Dans toute situation où les ressources deviennent de plus en plus rares, une sage politique consiste à agir en premier lieu sur la demande. Car même les croyants dans le pouvoir infaillible de l’homme de toujours s’en sortir devraient reconnaître que cette recommandation signifie plus de temps, donc plus de chances pour découvrir un nouveau moyen effectif « pour nous en sortir ».
Le progrès technique est également responsable du fait que la plupart des objets ne peuvent pas être réparés. C’est comme si on devait jeter une paire de souliers seulement parce qu’un lacet est cassé.
Nous souffrons de ce que j’ai appelé « le circumdrome de la machine à raser ». Nous désirons nous raser vite dans le seul but d’avoir plus de temps pour dessiner une machine qui rase encore plus vite.
L’économie politique considère l’administration des ressources rares seulement pendant l’horizon économique d’une génération. Le problème bioéconomique concerne l’affectation des ressources dans l’intérêt de toutes les générations. On ne doit sous-estimer les besoins d’aucune génération future.
C’est précisément parce que dans le passé nous avons toujours essayé de maximiser la satisfaction courante que nos regrets sont aujourd’hui tellement amers. Une grande partie des ressources pétrolières a été épuisée pour des satisfactions extravagantes sinon absurdes.

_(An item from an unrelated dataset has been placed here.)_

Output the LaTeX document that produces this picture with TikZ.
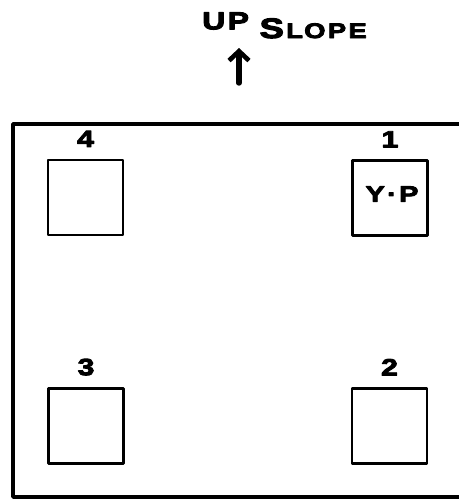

Le principe qui doit nous conduire est celui de minimiser les regrets futurs et non de maximiser l’espérance mathématique de l’utilité.
Aujourd’hui nous forgeons des socs de charrue qui appartiennent à des générations futures en « épées » présentes, capables d’anéantir toute vie sur cette planète. C’est là le plus grand crime écologique.
Des taxes sur les délits bioéconomiques favorisent ceux qui peuvent les payer. Par ailleurs une pollution irrémédiable n’a pas de coût pour savoir ce qu’on doit payer.
Il semble improbable que les gens renoncent facilement à leurs vices engendrés par l’existence exosomatique, ni pour le bénéfice des générations futures, ni pour celui de leurs semblables contemporains.
Il n’est pas exclu que l’humanité entre dans un Âge substantiellement différent de l’Âge des combustibles fossiles. Il amènera un grand degré de désurbanisation.
Une tâche dont la nécessité est imposée par l’histoire sera accomplie, que ce soit avec nous ou contre nous. Je suis convaincu que cela sera le cas aussi pour le programme bioéconomique.
Il serait absurde de penser que le processus économique existe seulement pour transformer des ressources naturelles en déchets. Le véritable produit ce processus n’est pas un flux matériel, mais un flux immatériel qui est la jouissance de la vie. Une telle sensation doit exister même dans les organismes très inférieurs.